Dr. Bernice Johnson Reagon (October 4, 1942 – July 16, 2024) was an influential song talker, composer, scholar, and activist. The SNCC Digital Gateway offers a short student-friendly profile of her life with interviews and primary documents.
As an example of the power of Reagon’s ideas and experiences, we share a clip from an interview conducted by Blackside, Inc. for Eyes on the Prize about the Albany Movement.
Transcript
Growing up in Albany, I learned that if you bring Black people together, you bring them together with a song. To this day, I don’t understand how people think they can bring anybody together without a song. However, I do know that people try to do that, poorly, I think.
Now the, the singing tradition in Albany was congregational. There were not, really, soloists. There were song leaders and a song leader gives out a song. So like if, if Slater came and said, Bernice, sing a song, or, we want somebody to give us a song. Now you’re not asking for a solo, you’re asking somebody — the other one is, we want somebody to raise a song. You’re asking somebody to plant a seed. The minute you start the song then the song is created by everybody there. Nobody else will say, come on and sing. There is really almost like a musical explosion that takes place.
Now that song, all of my life, but the singing in the movement was different from the singing in church. And all of this is relative, because the singing in church, most people have never heard that we — the way we sing in church all the time. The singing is the kind of singing where you disappear. When I work with singers, I say, would you get off the stage and let the song be there. You go away; you turn yourself totally over to the song. And it’s almost like there is this song in this room now if I can get up to it. Am I up to it?

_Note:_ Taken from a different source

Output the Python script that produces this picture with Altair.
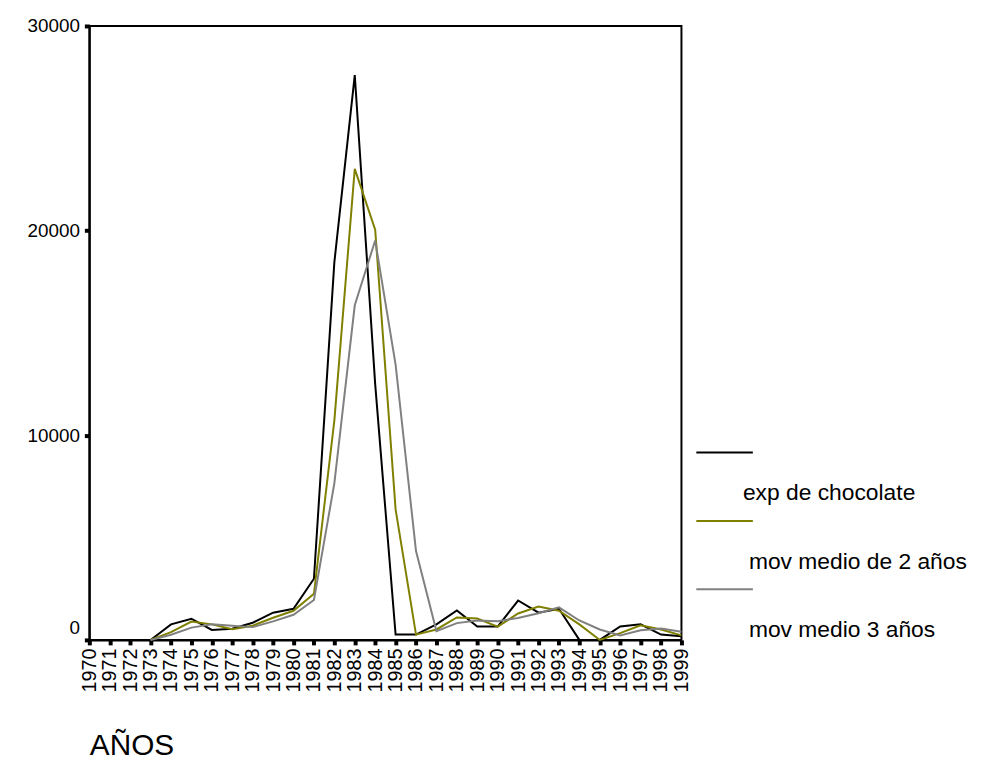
import altair as alt
import pandas as pd

# ---- data ----
anios = list(range(1970, 2000))

exp_chocolate = [None, None, None, 0, 760, 1035, 485, 550, 840, 1330,
                 1520, 2990, 18450, 27600, 12500, 260, 260, 760, 1440, 650,
                 650, 1925, 1330, 1520, 0, 0, 660, 760, 260, 180]

mov_medio_2 = [None, None, None, 0, 380, 900, 760, 520, 695, 1085,
               1425, 2255, 10720, 23020, 20050, 6380, 260, 510, 1100, 1045,
               650, 1290, 1630, 1425, 760, 0, 330, 710, 510, 220]

mov_medio_3 = [None, None, None, 0, 250, 600, 760, 690, 625, 905,
               1230, 1950, 7650, 16350, 19520, 13450, 4340, 430, 820, 950,
               910, 1075, 1300, 1590, 950, 510, 220, 475, 560, 400]

series = ["exp de chocolate", "mov medio de 2 años", "mov medio 3 años"]
colores = ["#000000", "#808000", "#808080"]
y_ticks = [0, 10000, 20000, 30000]

rows = []
for nombre, valores in zip(series, [exp_chocolate, mov_medio_2, mov_medio_3]):
    for a, v in zip(anios, valores):
        if v is not None:
            rows.append({"anio": a, "valor": v, "serie": nombre})
df = pd.DataFrame(rows)

leg_df = pd.DataFrame({"serie": series, "orden": [0, 1, 2]})

FONT = "Liberation Sans"
color_scale = alt.Scale(domain=series, range=colores)

lines = alt.Chart(df).mark_line(strokeWidth=2).encode(
    x=alt.X(
        "anio:Q",
        scale=alt.Scale(domain=[1970, 1999], nice=False, zero=False),
        axis=alt.Axis(
            values=anios, format="d", labelAngle=270, labelAlign="right",
            labelBaseline="middle", labelPadding=3, labelOverlap=False,
            labelFontSize=20,
            title="AÑOS", titleFontSize=30, titleFontWeight="normal",
            titleFont=FONT, titleX=0, titleY=116, titleAlign="left",
            titleBaseline="alphabetic", titleAnchor="start",
        ),
    ),
    y=alt.Y(
        "valor:Q",
        scale=alt.Scale(domain=[0, 30000], nice=False),
        axis=alt.Axis(
            values=y_ticks, format="d", title=None, labelPadding=5,
            labelFontSize=19,
            labelOffset={"condition": {"test": "datum.value === 0", "value": -12}, "value": 0},
        ),
    ),
    color=alt.Color("serie:N", scale=color_scale, legend=None),
)

leg_y = alt.Y("orden:Q", scale=alt.Scale(domain=[0, 2], range=[430, 568]), axis=None)

leg_rule = alt.Chart(leg_df).mark_rule(strokeWidth=2).encode(
    x=alt.value(612), x2=alt.value(669), y=leg_y,
    color=alt.Color("serie:N", scale=color_scale, legend=None),
)

leg_text_first = alt.Chart(leg_df).transform_filter(
    alt.datum.orden == 0
).mark_text(
    align="left", baseline="middle", dy=41, fontSize=23, font=FONT, color="black"
).encode(x=alt.value(659), y=leg_y, text="serie:N")

leg_text_rest = alt.Chart(leg_df).transform_filter(
    alt.datum.orden > 0
).mark_text(
    align="left", baseline="middle", dy=41, fontSize=23, font=FONT, color="black"
).encode(x=alt.value(665), y=leg_y, text="serie:N")

chart = (
    alt.layer(lines, leg_rule, leg_text_first, leg_text_rest)
    .resolve_scale(y="independent")
    .properties(
        width=597, height=619,
        autosize=alt.AutoSizeParams(type="none"),
        padding={"left": 82, "top": 15, "right": 299, "bottom": 124},
        background="white",
    )
    .configure_view(stroke="black", strokeWidth=2)
    .configure_axis(
        grid=False, domainColor="black", domainWidth=2,
        tickColor="black", tickSize=5, tickWidth=4,
        labelColor="black", labelFont=FONT,
    )
)

chart.save("out.html", embed_options={"renderer": "svg", "actions": False})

Most of the time, in Albany, Georgia, in the Albany Movement, we were up to it. But the song singing I heard in Albany I’d never heard before in my life in, in spite of the fact that I was from that congregational singing culture. And the only difference was that in Albany, Georgia Black people were sort of doing some stuff around being Black people. And I know a lot of people talk about it being a movement and when they do a movement they’re talking about buses and jobs and all of the list: Black policemen and they’re talking about the ICC ruling and the Trailway bus station and those things were just incidents that gave us an excuse to be something of ourselves. It’s almost like where we had been working before we had a chance to do that stuff was in a certain kind of space. And when we did those marches and went to jail, we expanded the space we could operate in and that was echoed in the singing. And it was a bigger, more powerful singing. The voice I have now, I got the first time I sang in a Movement meeting after I got out of jail. Now I’m describing to you, I’m past that first meeting in Union Baptist, I’ve done “Lift Every Voice and Sing.” I am a song leader, I lead every song in jail. And it’s not the voice I have.

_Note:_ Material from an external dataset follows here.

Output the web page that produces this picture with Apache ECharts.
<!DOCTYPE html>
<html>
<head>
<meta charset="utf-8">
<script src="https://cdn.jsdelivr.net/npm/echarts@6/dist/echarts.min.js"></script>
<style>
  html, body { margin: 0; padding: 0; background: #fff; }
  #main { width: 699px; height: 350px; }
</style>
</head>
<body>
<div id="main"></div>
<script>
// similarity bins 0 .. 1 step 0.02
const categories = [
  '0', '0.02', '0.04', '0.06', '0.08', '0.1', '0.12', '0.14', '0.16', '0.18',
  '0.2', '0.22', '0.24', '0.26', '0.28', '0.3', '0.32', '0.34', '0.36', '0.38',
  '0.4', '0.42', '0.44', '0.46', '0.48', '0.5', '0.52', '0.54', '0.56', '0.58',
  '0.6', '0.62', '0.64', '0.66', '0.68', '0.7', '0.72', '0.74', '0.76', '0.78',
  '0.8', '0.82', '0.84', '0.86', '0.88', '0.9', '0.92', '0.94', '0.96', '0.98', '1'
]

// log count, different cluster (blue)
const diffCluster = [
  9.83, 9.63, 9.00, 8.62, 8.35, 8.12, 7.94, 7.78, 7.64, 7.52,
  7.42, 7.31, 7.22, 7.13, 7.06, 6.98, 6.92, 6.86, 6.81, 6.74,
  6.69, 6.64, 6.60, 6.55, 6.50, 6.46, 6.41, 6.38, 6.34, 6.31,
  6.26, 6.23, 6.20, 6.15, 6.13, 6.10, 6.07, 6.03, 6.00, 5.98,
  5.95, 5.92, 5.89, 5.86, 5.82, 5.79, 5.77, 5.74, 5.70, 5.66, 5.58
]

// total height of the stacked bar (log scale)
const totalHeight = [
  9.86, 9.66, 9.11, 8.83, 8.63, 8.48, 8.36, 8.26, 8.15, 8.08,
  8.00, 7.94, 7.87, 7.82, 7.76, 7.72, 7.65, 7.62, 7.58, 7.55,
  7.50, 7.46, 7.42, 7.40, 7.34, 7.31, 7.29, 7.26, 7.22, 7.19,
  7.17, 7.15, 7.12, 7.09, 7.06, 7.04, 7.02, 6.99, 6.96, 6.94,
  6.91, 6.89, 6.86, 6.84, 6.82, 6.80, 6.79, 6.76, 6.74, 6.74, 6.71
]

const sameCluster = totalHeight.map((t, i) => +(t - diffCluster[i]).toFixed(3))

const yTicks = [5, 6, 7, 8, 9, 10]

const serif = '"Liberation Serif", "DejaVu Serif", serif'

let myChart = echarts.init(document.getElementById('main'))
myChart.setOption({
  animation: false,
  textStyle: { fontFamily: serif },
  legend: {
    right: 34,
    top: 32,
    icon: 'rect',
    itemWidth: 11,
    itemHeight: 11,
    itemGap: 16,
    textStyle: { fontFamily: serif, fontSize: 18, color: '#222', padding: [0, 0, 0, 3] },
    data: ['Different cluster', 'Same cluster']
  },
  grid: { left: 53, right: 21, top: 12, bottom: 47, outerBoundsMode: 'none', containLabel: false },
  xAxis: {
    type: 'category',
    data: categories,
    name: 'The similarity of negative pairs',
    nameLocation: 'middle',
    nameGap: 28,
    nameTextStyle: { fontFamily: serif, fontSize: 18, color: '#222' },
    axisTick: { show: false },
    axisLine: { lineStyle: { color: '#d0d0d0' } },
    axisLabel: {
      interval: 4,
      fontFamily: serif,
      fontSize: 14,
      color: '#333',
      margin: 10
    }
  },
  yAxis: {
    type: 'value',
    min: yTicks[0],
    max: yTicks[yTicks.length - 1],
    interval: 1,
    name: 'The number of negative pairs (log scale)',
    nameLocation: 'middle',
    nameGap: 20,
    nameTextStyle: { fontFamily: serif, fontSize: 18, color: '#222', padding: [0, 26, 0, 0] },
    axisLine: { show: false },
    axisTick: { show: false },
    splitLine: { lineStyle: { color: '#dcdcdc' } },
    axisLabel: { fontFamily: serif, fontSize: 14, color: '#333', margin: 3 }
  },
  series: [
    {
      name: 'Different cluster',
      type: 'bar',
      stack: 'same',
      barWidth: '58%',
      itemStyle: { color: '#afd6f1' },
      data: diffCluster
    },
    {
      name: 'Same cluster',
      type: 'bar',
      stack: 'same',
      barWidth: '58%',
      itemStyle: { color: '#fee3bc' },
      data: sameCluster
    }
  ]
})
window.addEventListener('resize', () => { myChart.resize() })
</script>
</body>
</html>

I did not lead the songs in jail in the voice I have now. And the voice I have now I got that night and I’d never heard it before in my life and they did what they usually do, they said, Bernice, would you lead us in a song? And I did the same first song, “Over My Head I See Freedom in the Air,” but I’d never heard that voice before. I had never been that me before.

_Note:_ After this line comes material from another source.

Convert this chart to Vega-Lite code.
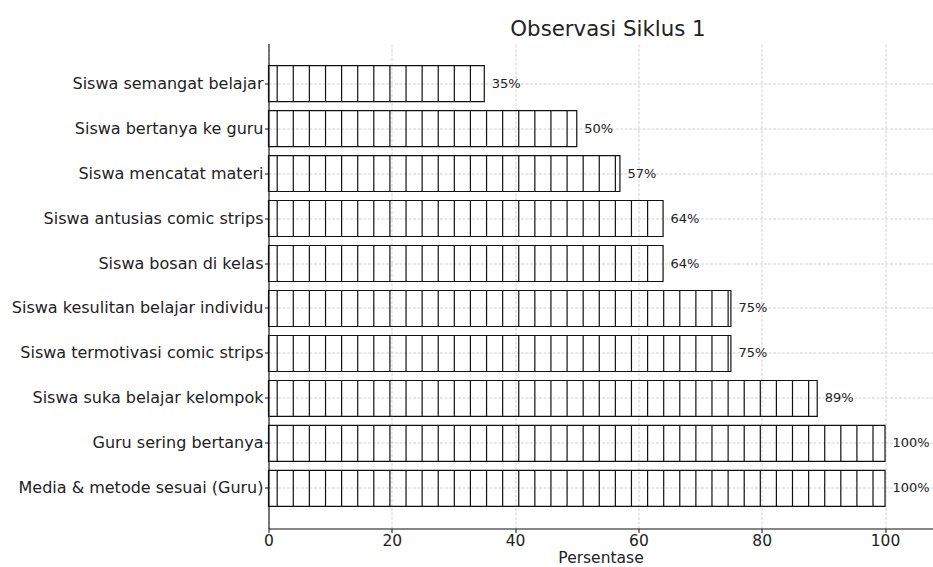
{
  "$schema": "https://vega.github.io/schema/vega-lite/v6.json",
  "width": 664,
  "height": 485,
  "autosize": "none",
  "padding": {"left": 268.5, "top": 43.5, "right": 0, "bottom": 38.5},
  "background": "white",
  "config": {
    "font": "DejaVu Sans",
    "view": {"stroke": null},
    "axis": {
      "domainColor": "#111111",
      "domainWidth": 1.1,
      "tickColor": "#111111",
      "tickWidth": 1,
      "tickSize": 4,
      "labelColor": "#222222",
      "titleColor": "#222222",
      "labelFont": "DejaVu Sans",
      "titleFont": "DejaVu Sans",
      "gridColor": "#c8c8c8",
      "gridDash": [3, 1.5],
      "gridWidth": 0.8
    }
  },
  "title": {
    "text": "Observasi Siklus 1",
    "fontSize": 21.3,
    "fontWeight": "normal",
    "font": "DejaVu Sans",
    "color": "#222222",
    "anchor": "middle",
    "dx": 7.5,
    "offset": 3
  },
  "data": {
    "values": [
      {"label": "Siswa semangat belajar", "value": 35},
      {"label": "Siswa bertanya ke guru", "value": 50},
      {"label": "Siswa mencatat materi", "value": 57},
      {"label": "Siswa antusias comic strips", "value": 64},
      {"label": "Siswa bosan di kelas", "value": 64},
      {"label": "Siswa kesulitan belajar individu", "value": 75},
      {"label": "Siswa termotivasi comic strips", "value": 75},
      {"label": "Siswa suka belajar kelompok", "value": 89},
      {"label": "Guru sering bertanya", "value": 100},
      {"label": "Media & metode sesuai (Guru)", "value": 100}
    ]
  },
  "layer": [
    {
      "mark": {"type": "bar", "fill": "white", "fillOpacity": 0, "stroke": "#111111", "strokeWidth": 1.2},
      "encoding": {
        "y": {
          "field": "label",
          "type": "nominal",
          "sort": null,
          "scale": {"paddingInner": 0.2, "paddingOuter": 0.49},
          "axis": {
            "title": null,
            "grid": true,
            "bandPosition": 0.5,
            "labelFontSize": 16,
            "labelPadding": 1.5,
            "labelLimit": 400
          }
        },
        "x": {
          "field": "value",
          "type": "quantitative",
          "scale": {"domain": [0, 107.7], "nice": false},
          "axis": {
            "values": [0, 20, 40, 60, 80, 100],
            "grid": true,
            "title": "Persentase",
            "titleFontSize": 15.5,
            "titleFontWeight": "normal",
            "titlePadding": 1,
            "labelFontSize": 15.5,
            "labelPadding": 1,
            "labelFlush": false
          }
        }
      }
    },
    {
      "transform": [
        {
          "impute": "value",
          "key": "h",
          "keyvals": [1.41, 4.02, 6.63, 9.25, 11.86, 14.47, 17.08, 19.69, 22.31, 24.92, 27.53, 30.14, 32.75, 35.37, 37.98, 40.59, 43.2, 45.81, 48.43, 51.04, 53.65, 56.26, 58.87, 61.49, 64.1, 66.71, 69.32, 71.93, 74.55, 77.16, 79.77, 82.38, 84.99, 87.61, 90.22, 92.83, 95.44, 98.05],
          "groupby": ["label"],
          "method": "max",
          "frame": [null, null]
        },
        {"filter": "isValid(datum.h) && datum.h < datum.value"}
      ],
      "mark": {"type": "tick", "orient": "vertical", "thickness": 1.2, "size": 36, "color": "#111111", "opacity": 1},
      "encoding": {
        "y": {"field": "label", "type": "nominal", "sort": null},
        "x": {"field": "h", "type": "quantitative"}
      }
    },
    {
      "transform": [{"calculate": "datum.value + '%'", "as": "pct"}],
      "mark": {"type": "text", "align": "left", "baseline": "middle", "dx": 7.5, "fontSize": 13, "color": "#222222", "font": "DejaVu Sans"},
      "encoding": {
        "y": {"field": "label", "type": "nominal", "sort": null},
        "x": {"field": "value", "type": "quantitative"},
        "text": {"field": "pct"}
      }
    }
  ]
}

And once I became that me, I have never let that me go. And, I guess, what I like people to, to know when they deal with the Movement is that there are these specific things, but there is a transformation that took place inside of the people acting that need to also be quantified in the picture, because that’s the only thing I remember. And the singing is just the echo of that.
And if you have a people who are transformed and they create the sound that lets you know they are new people, then certainly, you’ve never heard it before. They have also never heard it before, because they’ve never been that before.
Our thanks to Professor Emilye Crosby for introducing us to this clip which was shared in the introduction to the SNCC Legacy Project roundtable conversation on Arts & Culture in the Movement. (Find more resources Crosby uses in classes on the Civil Rights Movement.)
More Interviews
Below are a few more of countless recordings that will allow generations to learn from Dr. Bernice Johnson Reagon. As she told her daughter Toshi Reagon: “I was here before I came and when I die, I am not leaving . . .”
In 2008, Dr. Bernice Johnson Reagon spoke about Odetta on Democracy Now!, including when she first heard heard Odetta perform. It was at Morehouse College in 1962. “And it was then I understood folk music to be a body of music that comes out of a cultural offering that is so close to you it names who you are. So, Odetta defined, in a usable way for me, what folk music was in a way that let me know I didn’t have to leave where I was to go learn some new songs to be a part of this movement.”
Dr. Bernice Johnson Reagon spoke at the dedication of the Howard Zinn Room at Busboys and Poets in 2011. Reagon first met Zinn when she was a student at Spelman while he was on the faculty. She was also active in SNCC while Zinn was an advisor (along with Ella Baker). He wrote about and supported the work of SNCC, including the Albany Movement.